让我们从草坪开始:“健康身体的生态系统里健康细胞是最优化的。但是当组织生态系统开始发生改变时,例如衰老或者吸烟,引发癌症的变异非常擅长开发受损组织群的环境条件,”德格雷戈里说道。在这种情景里,德格雷戈里的建议是研发支持健康组织适应性的干预措施,这就像给草地施肥,而不是给杂草喷洒除草剂。
德格雷戈里的模型得到了一些研究的支持,这些研究展示了可能导致癌症的变异并不一定会增加细胞的适应性。“事实上,健康组织群里的健康细胞是如此最优化以至于几乎任何变异都会导致它们适应性降低。”
例如,某些癌症细胞的变异方式使得它们可以在氧气不足的组织环境里存在,这种环境常见于正在发展中的肿瘤的中央。但这种适应性只在氧气不足的组织里存在适应性优势。在富含氧的健康组织里,这种变异并不具有这种优势。在健康组织里,具有这种变异的细胞在与健康细胞的进化竞赛中会输,癌症细胞被完胜,它们会死亡,或者至少它们这个群体被抑制,数量也极其的少。
但是当组织环境发生改变时,那又会变成什么样呢?这让我们回到恐龙的例子。6500万年前,温暖潮湿的地球支持恐龙的存在,尽管还存在少数早期哺乳动物。当巨大的流星撞击地球时(当时还存在其它环境变化),改变了生态系统的基本动态性。
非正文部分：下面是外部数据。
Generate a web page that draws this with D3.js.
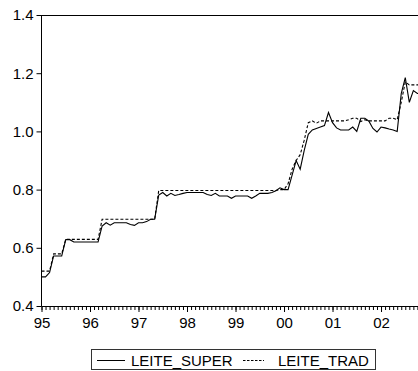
<!DOCTYPE html>
<html>
<head>
<meta charset="utf-8">
<script src="https://cdn.jsdelivr.net/npm/d3@7"></script>
<style>
  body { margin: 0; background: #fff; }
  svg text { font-family: Arial, "Liberation Sans", sans-serif; fill: #000; }
</style>
</head>
<body>
<svg id="chart" width="418" height="371"></svg>
<script>
// monthly observations, 1995:01 .. 2002:11
var yearLabels = ["95", "96", "97", "98", "99", "00", "01", "02"];
var yTicks = [0.4, 0.6, 0.8, 1.0, 1.2, 1.4];

var leiteSuper = [
  0.50, 0.50, 0.515, 0.572, 0.572, 0.572, 0.628, 0.628, 0.62, 0.62, 0.62, 0.62,
  0.62, 0.62, 0.62, 0.675, 0.686, 0.678, 0.686, 0.686, 0.686, 0.686, 0.68, 0.677,
  0.686, 0.686, 0.69, 0.698, 0.698, 0.781, 0.79, 0.778, 0.787, 0.78, 0.783, 0.787,
  0.79, 0.79, 0.79, 0.79, 0.79, 0.783, 0.78, 0.787, 0.778, 0.778, 0.778, 0.77,
  0.778, 0.778, 0.778, 0.778, 0.77, 0.778, 0.787, 0.787, 0.787, 0.79, 0.796, 0.806,
  0.80, 0.80, 0.85, 0.90, 0.87, 0.935, 0.99, 1.005, 1.01, 1.015, 1.02, 1.065,
  1.03, 1.012, 1.005, 1.005, 1.005, 1.015, 1.0, 1.045, 1.045, 1.035, 1.01, 0.998,
  1.015, 1.012, 1.008, 1.005, 1.0, 1.13, 1.185, 1.10, 1.14, 1.13, 1.13
];
var leiteTrad = [
  0.52, 0.52, 0.52, 0.579, 0.579, 0.579, 0.629, 0.629, 0.629, 0.629, 0.629, 0.629,
  0.629, 0.629, 0.629, 0.698, 0.698, 0.698, 0.698, 0.698, 0.698, 0.698, 0.698, 0.698,
  0.698, 0.698, 0.698, 0.698, 0.698, 0.797, 0.797, 0.797, 0.797, 0.797, 0.797, 0.797,
  0.797, 0.797, 0.797, 0.797, 0.797, 0.797, 0.797, 0.797, 0.797, 0.797, 0.797, 0.797,
  0.797, 0.797, 0.797, 0.797, 0.797, 0.797, 0.797, 0.797, 0.797, 0.797, 0.797, 0.80,
  0.80, 0.82, 0.87, 0.90, 0.92, 0.97, 1.03, 1.036, 1.028, 1.036, 1.036, 1.036,
  1.036, 1.036, 1.036, 1.036, 1.04, 1.045, 1.045, 1.034, 1.04, 1.036, 1.036, 1.036,
  1.036, 1.036, 1.045, 1.045, 1.04, 1.10, 1.17, 1.16, 1.16, 1.16, 1.16
];
var seriesNames = ["LEITE_SUPER", "LEITE_TRAD"];

var svg = d3.select("#chart");
var plot = {left: 41.5, top: 15, bottom: 306};
var n = leiteSuper.length;

var x = d3.scaleLinear().domain([0, n - 1]).range([plot.left, plot.left + (n - 1) * 4.042]);
var y = d3.scaleLinear().domain([0.4, 1.4]).range([plot.bottom, plot.top]);
var plotRight = x(n - 1);

// frame: top line
svg.append("line")
  .attr("x1", plot.left).attr("x2", plotRight + 5)
  .attr("y1", plot.top + 0.5).attr("y2", plot.top + 0.5)
  .attr("stroke", "#000");

// y axis
var yAxis = svg.append("g")
  .attr("transform", "translate(" + plot.left + ",0)")
  .call(d3.axisLeft(y).tickValues(yTicks).tickSize(5).tickPadding(3)
    .tickFormat(d3.format(".1f")));
yAxis.select(".domain").attr("d", "M0," + plot.top + "V" + plot.bottom);
yAxis.selectAll("text").style("font-size", "15px");

// x axis: monthly minor ticks, yearly major ticks with labels
var xMinor = svg.append("g")
  .attr("transform", "translate(0," + plot.bottom + ")")
  .call(d3.axisBottom(x).tickValues(d3.range(0, n)).tickSize(4).tickFormat(""));
xMinor.select(".domain").attr("d", "M" + plot.left + ",0.5H" + (plotRight + 5));

var xMajor = svg.append("g")
  .attr("transform", "translate(0," + plot.bottom + ")")
  .call(d3.axisBottom(x).tickValues(yearLabels.map(function(d, i) { return i * 12; }))
    .tickSize(6).tickPadding(5)
    .tickFormat(function(d) { return yearLabels[d / 12]; }));
xMajor.select(".domain").remove();
xMajor.selectAll("text").style("font-size", "15px");

// lines
var line = d3.line().x(function(d, i) { return x(i); }).y(function(d) { return y(d); });

svg.append("path").datum(leiteTrad)
  .attr("d", line).attr("fill", "none")
  .attr("stroke", "#000").attr("stroke-width", 1.1)
  .attr("stroke-dasharray", "3,2");

svg.append("path").datum(leiteSuper)
  .attr("d", line).attr("fill", "none")
  .attr("stroke", "#000").attr("stroke-width", 1.1);

// legend
var legend = svg.append("g");
legend.append("rect")
  .attr("x", 91.5).attr("y", 349.5).attr("width", 284).attr("height", 20)
  .attr("fill", "#fff").attr("stroke", "#333");

legend.append("line")
  .attr("x1", 97).attr("x2", 125).attr("y1", 360.5).attr("y2", 360.5)
  .attr("stroke", "#000");
legend.append("text").attr("x", 131).attr("y", 366)
  .style("font-size", "15px").text(seriesNames[0]);

legend.append("line")
  .attr("x1", 243).attr("x2", 264).attr("y1", 360.5).attr("y2", 360.5)
  .attr("stroke", "#000").attr("stroke-dasharray", "2.5,1.5");
legend.append("text").attr("x", 278).attr("y", 366)
  .style("font-size", "15px").text(seriesNames[1]);
</script>
</body>
</html>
生态系统的这种调整使得毛茸茸的、有羽毛的温血生物最终主宰了地球。
这看上去像新的成功的基因变化产生了新的更成功的物种。但在癌症的例子里,具有“新”基因的个体可能已经存在,而证实生态系统的改变使得它们可以蓬勃发展。然而癌症生物学家关注于癌症风险因素,例如衰老和吸烟是如何创造新的变异,而非关注于这些背景是如何改变组织,从而改变对已经存在的变异的选择。德格雷戈里支持这一观点,他指出对干细胞池的建模研究展示了来自组织群的选择压力比变异更加强大,它决定了干细胞群体的组成。